Talking to the vintners has already got me thinking of a different kind of occupation for one of my heroines.  And something I didn’t know is that we’ve got a distillery, Lyon Distilling Company, in St. Michaels Maryland.  At the reception I tasted some of their wonderful rum, mixed with ginger beer.  Now I’ve got another interesting business to include in my description of St. Michaels, a location I do use frequently, although I call it St. Stephens.  One of my personal rules is that, if I’m going to murder people, I like to do it at a fictitious location.

One of the people I loved talking to at the bash was Betsy DeVore, the Director of Marketing and Digital Communications for the Hagerstown Convention and Visitors’ Bureau.
I’ve driven past Hagerstown a lot of times on my way west.  She made me want to stop there.  It might be cool to set some scenes at the Antietam National Battlefield or the Chesapeake & Ohio National Historical Park.

If you’re looking for interesting locations for a book, use your state’s tourism office as a resource.  The same thing goes if you’re looking for a fun day trip or overnight.

And tell me–where do you look for interesting locations to use in books–or simply to enjoy for a quick getaway?

Wednesday, April 22, 2015

Pictures for a Book Trailer—Part One

When a writer gets ready to publish her first indie book, she’s often giddy with excitement at the control she has over the project.  Not only does she get to write the book she wants without conforming to a publisher’s many requirements, she gets to design her own cover, or hire the cover artist of her choice.  Reality sets in when she realizes she’s in for hours of searching photo sites to find the perfect hunk, clinch couple or mountain landscape for her book.

But finding the right background and models for a cover is a piece of cake compared to scoring ten or so photos to make a book trailer.

The trailer for Rx Missing, my new Decorah Security novel that comes out April 28 on, is a perfect example:

The story starts with my hero, Lieutenant Commander Mack Bradley, taking fire and bailing out of his F18 fighter jet. A very dramatic scene, but where could I get THAT photo?

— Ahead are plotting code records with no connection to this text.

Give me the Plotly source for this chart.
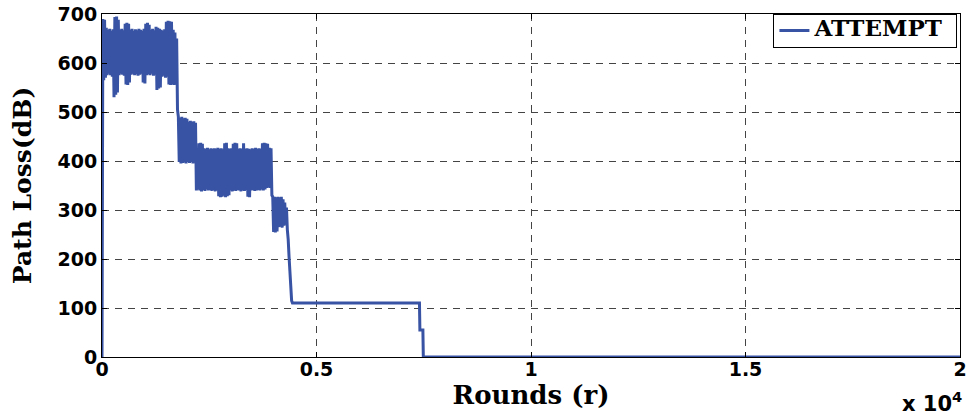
import plotly.graph_objects as go

# Path loss samples, one every 20 rounds from round 0 (noisy phase)
sample_step = 20
noisy_loss = [
    0,
    # rounds 20-1760: high band around 570-690 dB
    690, 565, 688, 570, 672, 575, 668, 578, 670, 575,
    666, 572, 669, 530, 694, 535, 695, 540, 688, 575,
    668, 578, 670, 576, 667, 574, 680, 556, 682, 555,
    680, 560, 668, 576, 670, 578, 666, 575, 669, 577,
    667, 574, 670, 576, 668, 578, 666, 560, 670, 558,
    680, 575, 682, 577, 678, 575, 668, 578, 670, 574,
    667, 576, 674, 545, 672, 548, 670, 550, 668, 572,
    666, 574, 669, 570, 684, 572, 686, 556, 685, 555,
    684, 556, 668, 555, 662, 556, 650, 505,
    # rounds 1780-2200: short plateau near 400-490 dB
    490, 398, 488, 395, 490, 396, 487, 397, 488, 395,
    486, 398, 480, 396, 482, 398, 480, 395, 481, 397,
    478, 340,
    # rounds 2220-3960: band around 330-435 dB
    426, 342, 436, 340, 437, 338, 435, 341, 426, 339,
    425, 342, 427, 340, 424, 341, 426, 339, 425, 340,
    426, 338, 425, 340, 427, 328, 425, 326, 426, 327,
    424, 329, 436, 326, 437, 328, 426, 330, 425, 340,
    426, 338, 435, 340, 437, 339, 436, 341, 425, 340,
    426, 338, 425, 340, 436, 339, 425, 341, 426, 327,
    425, 326, 424, 340, 426, 341, 425, 339, 427, 340,
    425, 341, 426, 340, 425, 342, 436, 340, 437, 342,
    436, 345, 435, 346, 427, 345, 426, 330,
    # rounds 3980-4320: band around 255-327 dB
    327, 255, 327, 254, 326, 256, 327, 265, 326, 266,
    327, 264, 322, 268, 315, 270, 305, 260,
    # rounds 4340-4440: fall to the 110 dB floor
    240, 205, 175, 145, 115, 110,
]
noisy_rounds = list(range(0, sample_step * len(noisy_loss), sample_step))

# Stable phase: breakpoints of the step-down tail
tail_rounds = [7400, 7410, 7480, 7490, 20000]
tail_loss = [110, 55, 55, 0, 0]

rounds = noisy_rounds + tail_rounds
path_loss = noisy_loss + tail_loss

x_tick_vals = [0, 5000, 10000, 15000, 20000]
x_tick_text = ["0", "0.5", "1", "1.5", "2"]
y_tick_vals = [0, 100, 200, 300, 400, 500, 600, 700]

series_name = "ATTEMPT"
line_color = "rgb(57,83,164)"
serif = "DejaVu Serif"
sans = "DejaVu Sans"

fig = go.Figure()
fig.add_trace(go.Scatter(
    x=rounds, y=path_loss, mode="lines",
    name="<span style='font-size:23px'>" + series_name + "&nbsp;</span>",
    line=dict(color=line_color, width=3, simplify=False),
))

axis_common = dict(
    showline=True, linecolor="black", linewidth=1, mirror="ticks",
    ticks="inside", ticklen=5, tickcolor="black",
    showgrid=True, gridcolor="#444444", gridwidth=1, griddash="7px,6px",
    zeroline=False, automargin=False,
    tickfont=dict(family=sans, size=19, color="black", weight="bold"),
)

fig.update_xaxes(
    range=[0, 20000], tickvals=x_tick_vals, ticktext=x_tick_text,
    ticklabelstandoff=-5,
    title=dict(text="Rounds (r)", standoff=5,
               font=dict(family=serif, size=26, color="black", weight="bold")),
    **axis_common,
)
fig.update_yaxes(
    range=[0, 700], tickvals=y_tick_vals,
    title=dict(text="Path Loss(dB)", standoff=18,
               font=dict(family=serif, size=25, color="black", weight="bold")),
    **axis_common,
)

fig.update_layout(
    width=971, height=418, autosize=False,
    margin=dict(l=102, r=11, t=14, b=61),
    paper_bgcolor="white", plot_bgcolor="white",
    showlegend=True,
    legend=dict(
        x=0.997, y=1.0, xanchor="right", yanchor="top",
        bgcolor="white", bordercolor="black", borderwidth=1,
        font=dict(family=serif, size=14, color="black", weight="bold"),
        itemwidth=30, tracegroupgap=0,
    ),
    annotations=[
        dict(text="x 10<sup>4</sup>", xref="paper", yref="paper",
             x=1, y=-0.178, xanchor="right", yanchor="bottom", xshift=4,
             showarrow=False,
             font=dict(family=sans, size=21, color="black", weight="bold")),
        dict(text="Figure 4: Network Path Loss in ATTEMPT", xref="paper", yref="paper",
             x=0.464, y=-0.163, xanchor="center", yanchor="top",
             showarrow=False,
             font=dict(family="Liberation Serif", size=15, color="#b8b8b8", weight="bold")),
    ],
)

fig.write_html("out.html")
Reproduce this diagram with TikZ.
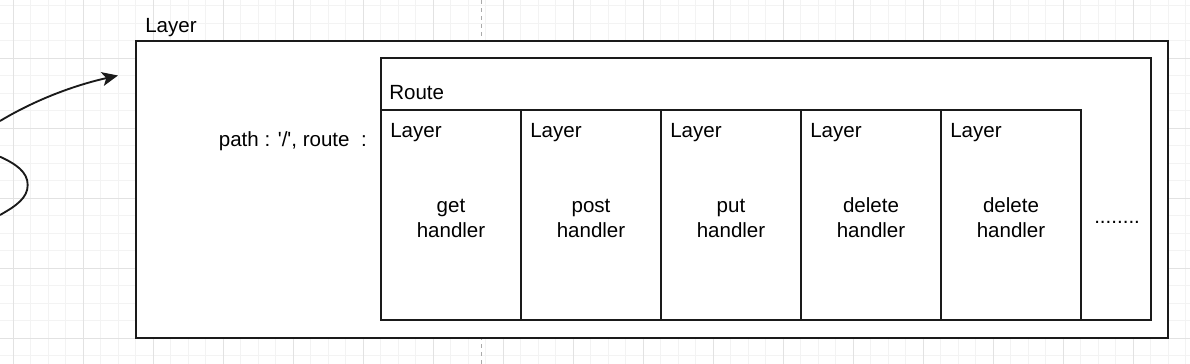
\documentclass[tikz,border=0pt]{standalone}
\usepackage{fontspec}
\setmainfont{Liberation Sans}
\usetikzlibrary{arrows.meta,fit}
\definecolor{gridminor}{HTML}{F3F3F3}
\definecolor{gridmajor}{HTML}{E2E2E2}
\definecolor{ink}{HTML}{1A1A1A}
\definecolor{pagebreak}{HTML}{AAAAAA}
\begin{document}
\begin{tikzpicture}[x=0.75pt,y=-0.75pt,
  outerbox/.style={draw=ink, line width=1.5pt, fill=white, inner sep=0pt, outer sep=0pt},
  box/.style={draw=ink, line width=1.2pt, fill=white, inner sep=0pt, outer sep=0pt},
  lbl/.style={font=\fontsize{15.4}{18.75}\selectfont, text=black, inner sep=0pt},
  handlerlbl/.style={lbl, align=center},
  conn/.style={draw=ink, line width=1.4pt},
  gridmin/.style={draw=gridminor, line width=0.75pt},
  gridmaj/.style={draw=gridmajor, line width=0.75pt},
  pagebrk/.style={draw=pagebreak, line width=0.75pt, dash pattern=on 3pt off 3pt}]
\useasboundingbox (0,0) rectangle (1190,364);
\fill[white] (0,0) rectangle (1190,364);
% canvas grid
\foreach \k in {0,...,67} \draw[gridmin] ({13.33+17.5*\k},0) -- ({13.33+17.5*\k},364);
\foreach \k in {0,...,20} \draw[gridmin] (0,{5.83+17.5*\k}) -- (1190,{5.83+17.5*\k});
\foreach \k in {0,...,16} \draw[gridmaj] ({13.33+70*\k},0) -- ({13.33+70*\k},364);
\foreach \k in {0,...,4} \draw[gridmaj] (0,{338.33-70*\k}) -- (1190,{338.33-70*\k});
\draw[pagebrk] (481,0) -- (481,364);
% boxes
\node[outerbox, fit={(136,41) (1168,338)}] (outer) {};
\node[box, fit={(381,58) (1151,320)}] (route) {};
\foreach \i/\x/\h in {1/381/get,2/521/post,3/661/put,4/801/delete,5/941/delete} {
  \node[box, fit={(\x,110) ({\x+140},320)}] (L\i) {};
  \node[lbl, anchor=base west] (L\i title) at ({\x+9},137) {Layer};
  \node[handlerlbl] (L\i text) at ({\x+70},218) {\h\\handler};
}
% labels
\node[lbl, anchor=base west] (outertitle) at (145,32) {Layer};
\node[lbl, anchor=base west] (routetitle) at (389,99) {Route};
\node[lbl, anchor=base east] (pathlbl) at (367,146) {path : \textquotesingle/\textquotesingle, route\ \ :};
\node[lbl, anchor=base west] (dots) at (1094,223) {........};
% connector
\coordinate (arrstart) at (0,121);
\coordinate (arrtip) at (118,75.5);
\draw[conn, -{Stealth[length=12pt,width=10.5pt,inset=3pt]}] (arrstart) .. controls (40,97) and (80,84) .. (arrtip);
\coordinate (loopa) at (0,156.7);
\coordinate (loopb) at (0,215);
\draw[conn] (loopa) .. controls (16,164) and (27.7,172) .. (27.7,185) .. controls (27.7,198) and (16,206) .. (loopb);
\end{tikzpicture}
\end{document}
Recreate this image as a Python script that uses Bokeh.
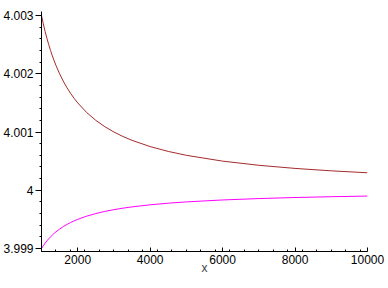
from bokeh.plotting import figure
from bokeh.models import Range1d, FixedTicker
from bokeh.embed import file_html
from bokeh.resources import INLINE

# x samples and values
x_vals = [1000, 1050, 1100, 1150, 1200, 1250, 1300, 1350, 1400, 1500, 1600,
          1700, 1800, 1900, 2000, 2250, 2500, 2750, 3000, 3250, 3500, 4000,
          4500, 5000, 6000, 7000, 8000, 9000, 10000]
upper = [4.003, 4.0028571, 4.0027273, 4.0026087, 4.0025, 4.0024, 4.0023077,
         4.0022222, 4.0021429, 4.002, 4.001875, 4.0017647, 4.0016667,
         4.0015789, 4.0015, 4.0013333, 4.0012, 4.0010909, 4.001, 4.0009231,
         4.0008571, 4.00075, 4.0006667, 4.0006, 4.0005, 4.0004286, 4.000375,
         4.0003333, 4.0003]
lower = [3.999, 3.9990476, 3.9990909, 3.9991304, 3.9991667, 3.9992,
         3.9992308, 3.9992593, 3.9992857, 3.9993333, 3.999375, 3.9994118,
         3.9994444, 3.9994737, 3.9995, 3.9995556, 3.9996, 3.9996364,
         3.9996667, 3.9996923, 3.9997143, 3.99975, 3.9997778, 3.9998,
         3.9998333, 3.9998571, 3.999875, 3.9998889, 3.9999]
x_ticks = [2000, 4000, 6000, 8000, 10000]
y_ticks = [3.999, 4.0, 4.001, 4.002, 4.003]
y_tick_labels = {3.999: "3.999", 4.0: "4", 4.001: "4.001", 4.002: "4.002", 4.003: "4.003"}

p = figure(width=388, height=288, output_backend="svg", toolbar_location=None,
           x_range=Range1d(1000, 10000), y_range=Range1d(3.998948, 4.00307),
           min_border_left=41, min_border_right=21, min_border_top=11,
           min_border_bottom=37)
p.outline_line_color = None
p.xgrid.grid_line_color = None
p.ygrid.grid_line_color = None
p.background_fill_color = "white"
p.border_fill_color = "white"

p.line(x_vals, upper, line_color="#A52A2A", line_width=1)
p.line(x_vals, lower, line_color="#FF00FF", line_width=1)

font = "Liberation Sans"
xa = p.xaxis[0]
xa.ticker = FixedTicker(ticks=x_ticks,
                        minor_ticks=[1000 + 400 * i for i in range(23)])
xa.major_tick_in = 4
xa.major_tick_out = 0
xa.minor_tick_in = 2
xa.minor_tick_out = 0
xa.major_label_standoff = 3
xa.major_label_text_font = font
xa.major_label_text_font_size = "12px"
xa.major_label_text_color = "black"
xa.axis_label = "x"
xa.axis_label_text_font = font
xa.axis_label_text_font_size = "12px"
xa.axis_label_text_font_style = "normal"
xa.axis_label_standoff = -6
xa.axis_line_color = "black"

ya = p.yaxis[0]
ya.ticker = FixedTicker(ticks=y_ticks,
                        minor_ticks=[round(3.999 + 0.0002 * i, 4) for i in range(21)])
ya.major_label_overrides = {k: v for k, v in y_tick_labels.items()}
ya.major_tick_in = 0
ya.major_tick_out = 6
ya.minor_tick_in = 0
ya.minor_tick_out = 2
ya.major_label_standoff = 2
ya.major_label_text_font = font
ya.major_label_text_font_size = "12px"
ya.major_label_text_color = "black"
ya.axis_line_color = "black"

open("out.html", "w").write(file_html(p, INLINE))
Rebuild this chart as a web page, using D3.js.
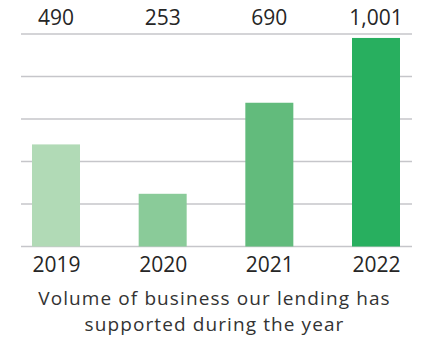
<!DOCTYPE html>
<html>
<head>
<meta charset="utf-8">
<script src="https://cdn.jsdelivr.net/npm/d3@7"></script>
<style>
  html, body { margin: 0; padding: 0; background: #fff; }
  svg { display: block; font-family: "Open Sans", "Noto Sans", sans-serif; }
</style>
</head>
<body>
<svg id="chart" width="429" height="338"></svg>
<script>
// Volume of business supported by lending, per year
const years = ["2019", "2020", "2021", "2022"];
const volumes = [490, 253, 690, 1001];
const valueLabels = ["490", "253", "690", "1,001"];
const barColors = ["#b1dab6", "#8acb99", "#62bb7c", "#28af5f"];
const gridValues = [0, 204, 408, 612, 816, 1020];
const captionLines = ["Volume of business our lending has", "supported during the year"];

const svg = d3.select("#chart");
const width = 429;

const x = d3.scalePoint().domain(years).range([56, 376]);
const y = d3.scaleLinear().domain([0, 1020]).range([246.5, 34]);
const barWidth = 48;

// horizontal grid lines
svg.append("g")
  .selectAll("line")
  .data(gridValues)
  .join("line")
  .attr("x1", 21)
  .attr("x2", 412)
  .attr("y1", d => y(d))
  .attr("y2", d => y(d))
  .attr("stroke", "#c6c6ca")
  .attr("stroke-width", 1.4);

// bars
svg.append("g")
  .selectAll("rect")
  .data(years)
  .join("rect")
  .attr("x", d => x(d) - barWidth / 2)
  .attr("y", (d, i) => y(volumes[i]))
  .attr("width", barWidth)
  .attr("height", (d, i) => y(0) - y(volumes[i]))
  .attr("fill", (d, i) => barColors[i]);

// value labels above the plot
svg.append("g")
  .selectAll("text")
  .data(years)
  .join("text")
  .attr("x", d => x(d))
  .attr("y", 25)
  .attr("text-anchor", "middle")
  .attr("font-size", 21)
  .attr("fill", "#262626")
  .text((d, i) => valueLabels[i]);

// year axis
const axis = svg.append("g")
  .attr("transform", `translate(0,${y(0)})`)
  .call(d3.axisBottom(x).tickSize(0).tickPadding(0));
axis.select(".domain").remove();
axis.selectAll("text")
  .attr("dy", 0)
  .attr("y", 25)
  .attr("font-size", 21)
  .attr("font-family", "'Open Sans', 'Noto Sans', sans-serif")
  .attr("fill", "#262626");

// caption
svg.append("g")
  .selectAll("text")
  .data(captionLines)
  .join("text")
  .attr("x", width / 2)
  .attr("y", (d, i) => 304.5 + i * 26)
  .attr("text-anchor", "middle")
  .attr("font-size", 19)
  .attr("letter-spacing", 1.1)
  .attr("fill", "#333")
  .text(d => d);
</script>
</body>
</html>
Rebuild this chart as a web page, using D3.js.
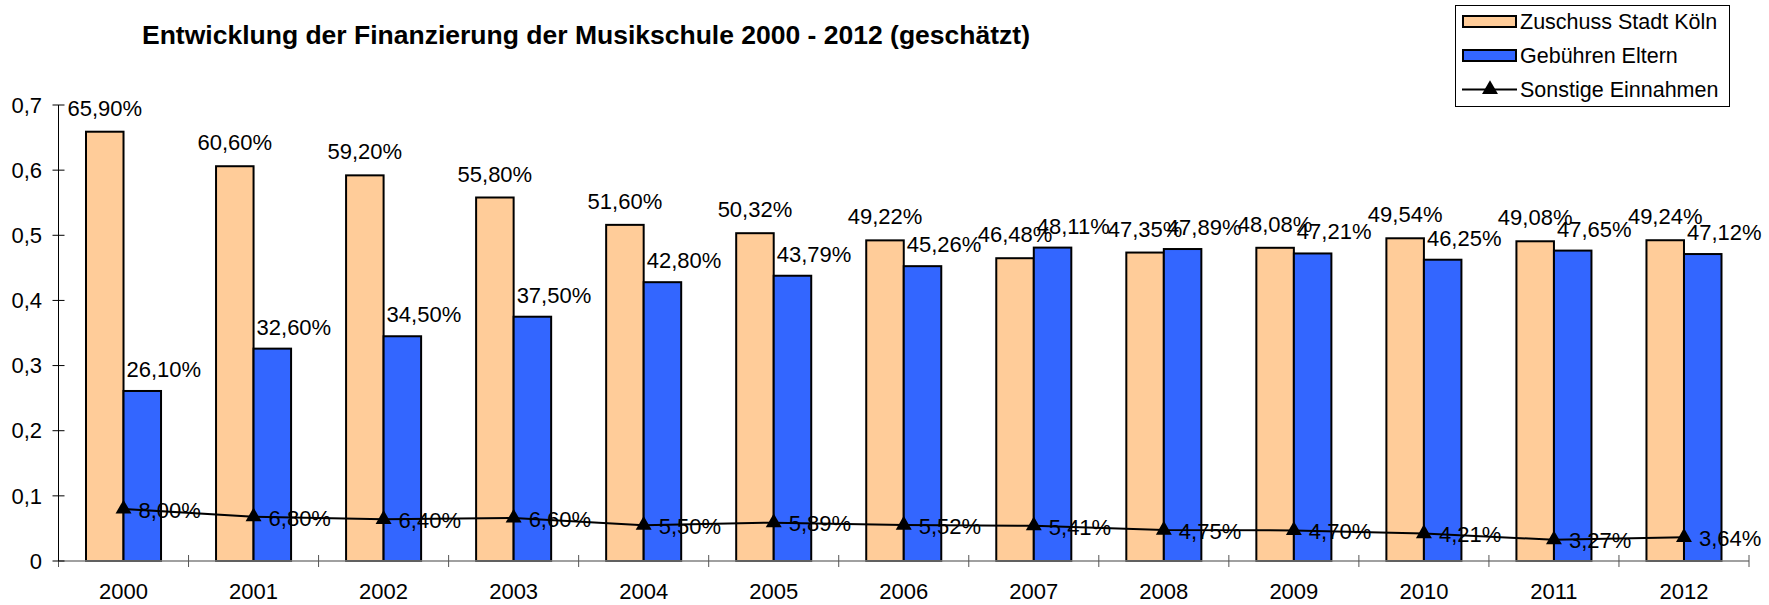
<!DOCTYPE html>
<html>
<head>
<meta charset="utf-8">
<script src="https://cdn.jsdelivr.net/npm/d3@7"></script>
<style>
  body { margin: 0; background: #fff; }
  svg { display: block; font-family: "Liberation Sans", Arial, sans-serif; }
</style>
</head>
<body>
<div id="chart"></div>
<script>
const years = ['2000', '2001', '2002', '2003', '2004', '2005', '2006', '2007', '2008', '2009', '2010', '2011', '2012'];
const zuschuss = [0.659, 0.606, 0.592, 0.558, 0.516, 0.5032, 0.4922, 0.4648, 0.4735, 0.4808, 0.4954, 0.4908, 0.4924];
const gebuehren = [0.261, 0.326, 0.345, 0.375, 0.428, 0.4379, 0.4526, 0.4811, 0.4789, 0.4721, 0.4625, 0.4765, 0.4712];
const sonstige = [0.08, 0.068, 0.064, 0.066, 0.055, 0.0589, 0.0552, 0.0541, 0.0475, 0.047, 0.0421, 0.0327, 0.0364];
const yTicks = [0, 0.1, 0.2, 0.3, 0.4, 0.5, 0.6, 0.7];
const seriesNames = ['Zuschuss Stadt Köln', 'Gebühren Eltern', 'Sonstige Einnahmen'];

const width = 1769, height = 605;
const fs = 22;
const svg = d3.select('#chart').append('svg')
    .attr('width', width)
    .attr('height', height);

const x = d3.scaleBand().domain(years).range([58.5, 1749]);
const xSub = d3.scaleBand().domain(['z', 'g']).range([0, x.bandwidth()]).paddingOuter(0.733);
const y = d3.scaleLinear().domain([0, 0.7]).range([561, 105]);

const fmtPct = v => d3.format('.2f')(v * 100).replace('.', ',') + '%';
const fmtTick = v => v === 0 ? '0' : d3.format('.1f')(v).replace('.', ',');

// title
svg.append('text')
    .attr('x', 142).attr('y', 44)
    .attr('font-size', 26.5).attr('font-weight', 'bold')
    .text('Entwicklung der Finanzierung der Musikschule 2000 - 2012 (geschätzt)');

// bars
const groups = svg.append('g').selectAll('g')
    .data(years)
    .join('g')
    .attr('transform', d => `translate(${x(d)},0)`);

groups.append('rect')
    .attr('x', xSub('z'))
    .attr('y', (d, i) => y(zuschuss[i]))
    .attr('width', xSub.bandwidth())
    .attr('height', (d, i) => y(0) - y(zuschuss[i]))
    .attr('fill', '#FFCC99')
    .attr('stroke', '#000').attr('stroke-width', 2);

groups.append('rect')
    .attr('x', xSub('g'))
    .attr('y', (d, i) => y(gebuehren[i]))
    .attr('width', xSub.bandwidth())
    .attr('height', (d, i) => y(0) - y(gebuehren[i]))
    .attr('fill', '#3366FF')
    .attr('stroke', '#000').attr('stroke-width', 2);

// x axis
const xAxis = svg.append('g');
xAxis.append('line')
    .attr('x1', x.range()[0]).attr('x2', x.range()[1])
    .attr('y1', y(0)).attr('y2', y(0))
    .attr('stroke', '#808080').attr('stroke-width', 1.5);
xAxis.selectAll('.xt')
    .data(years.concat(['end']))
    .join('line')
    .attr('x1', (d, i) => x.range()[0] + i * x.step())
    .attr('x2', (d, i) => x.range()[0] + i * x.step())
    .attr('y1', y(0) - 6).attr('y2', y(0) + 6)
    .attr('stroke', '#555').attr('stroke-width', 1);
xAxis.selectAll('text')
    .data(years)
    .join('text')
    .attr('x', d => x(d) + x.bandwidth() / 2)
    .attr('y', 599)
    .attr('text-anchor', 'middle')
    .attr('font-size', fs)
    .text(d => d);

// y axis
const yAxis = svg.append('g');
yAxis.append('line')
    .attr('x1', 58.5).attr('x2', 58.5)
    .attr('y1', y(0.7)).attr('y2', y(0))
    .attr('stroke', '#000').attr('stroke-width', 1);
yAxis.selectAll('line.t')
    .data(yTicks)
    .join('line')
    .attr('class', 't')
    .attr('x1', 52.5).attr('x2', 64.5)
    .attr('y1', d => y(d)).attr('y2', d => y(d))
    .attr('stroke', '#000');
yAxis.selectAll('text')
    .data(yTicks)
    .join('text')
    .attr('x', 42)
    .attr('y', d => y(d))
    .attr('dy', '0.35em')
    .attr('text-anchor', 'end')
    .attr('font-size', fs)
    .text(fmtTick);

// bar labels (blue ones start at the bar's left edge, like the original)
groups.append('text')
    .attr('x', xSub('z') + xSub.bandwidth() / 2)
    .attr('y', (d, i) => y(zuschuss[i]) - 16)
    .attr('text-anchor', 'middle')
    .attr('font-size', fs)
    .text((d, i) => fmtPct(zuschuss[i]));

groups.append('text')
    .attr('x', xSub('g') + 3)
    .attr('y', (d, i) => y(gebuehren[i]) - 14)
    .attr('font-size', fs)
    .text((d, i) => fmtPct(gebuehren[i]));

// line series
const lineX = d => x(d) + x.bandwidth() / 2;
const line = d3.line()
    .x(d => lineX(d))
    .y((d, i) => y(sonstige[i]));
svg.append('path')
    .datum(years)
    .attr('d', line)
    .attr('fill', 'none')
    .attr('stroke', '#000')
    .attr('stroke-width', 2);

const tri = d3.symbol().type(d3.symbolTriangle).size(110);
svg.append('g').selectAll('path')
    .data(years)
    .join('path')
    .attr('d', tri)
    .attr('transform', (d, i) => `translate(${lineX(d)},${y(sonstige[i])})`)
    .attr('fill', '#000');

svg.append('g').selectAll('text')
    .data(years)
    .join('text')
    .attr('x', d => lineX(d) + 15)
    .attr('y', (d, i) => y(sonstige[i]))
    .attr('dy', '0.4em')
    .attr('font-size', fs)
    .text((d, i) => fmtPct(sonstige[i]));

// legend
const legend = svg.append('g');
legend.append('rect')
    .attr('x', 1455.5).attr('y', 5.5)
    .attr('width', 274).attr('height', 101)
    .attr('fill', '#fff').attr('stroke', '#000').attr('stroke-width', 1);

const legendColors = ['#FFCC99', '#3366FF'];
const rowY = [21.5, 55.5, 89.5];
seriesNames.forEach((name, i) => {
    if (i < 2) {
        legend.append('rect')
            .attr('x', 1463).attr('y', rowY[i] - 5.5)
            .attr('width', 53).attr('height', 11)
            .attr('fill', legendColors[i])
            .attr('stroke', '#000').attr('stroke-width', 2);
    } else {
        legend.append('line')
            .attr('x1', 1462).attr('x2', 1517)
            .attr('y1', rowY[i]).attr('y2', rowY[i])
            .attr('stroke', '#000').attr('stroke-width', 2);
        legend.append('path')
            .attr('d', tri)
            .attr('transform', `translate(1490,${rowY[i]})`)
            .attr('fill', '#000');
    }
    legend.append('text')
        .attr('x', 1520).attr('y', rowY[i])
        .attr('dy', '0.35em')
        .attr('font-size', 21.5)
        .text(name);
});
</script>
</body>
</html>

The good news is that I could search Web sites where all U.S. government photos are free to the public.  The bad news is that the only picture I could find of an F18 that wasn’t too far away to see any details was on the deck of an Aircraft carrier.
Here’s the picture I found:

Actually, it makes a good “danger” scene with all that smoke billowing up.  The problem is that there are also guys standing around the plane.  I eliminated two of them by cropping the photo. Since I don’t use Photoshop, I had to figure out some way to block out the guy right in front of the plane.  I did that with the picture’s caption.

After solving the plane problem, I went on to my h/h.  I needed a hero with short dark hair and a dark-haired heroine.   But I was going to need several different poses for the various scenes I wanted to illustrate, so I looked for people whose faces were obscured. I found a picture I thought would work on Canva (a site where you can compose various Web and print projects and buy inexpensive pictures).  Unfortunately, the shot I wanted had an inappropriate detail.  The heroine is holding a pregnancy test stick!
Could I get rid of that unfortunate detail—again without access to Photoshop?  Mostly, by writing over it with big white letters, and then adding a caption.

And what about the mad scientist I found to illustrate the medical thriller aspect of my plot.  I suspect the scientist I used is a woman—where my bad guy is a man. Go ahead and play the video a few times, and see if you think he’s had a sex-change operation.

I fudged something in almost every photo I used.

But my main goal was to get you interested in the book.  I just wish I had the budget to hire models and shoot the pictures myself. But then I’d still be stuck trying to find the right people.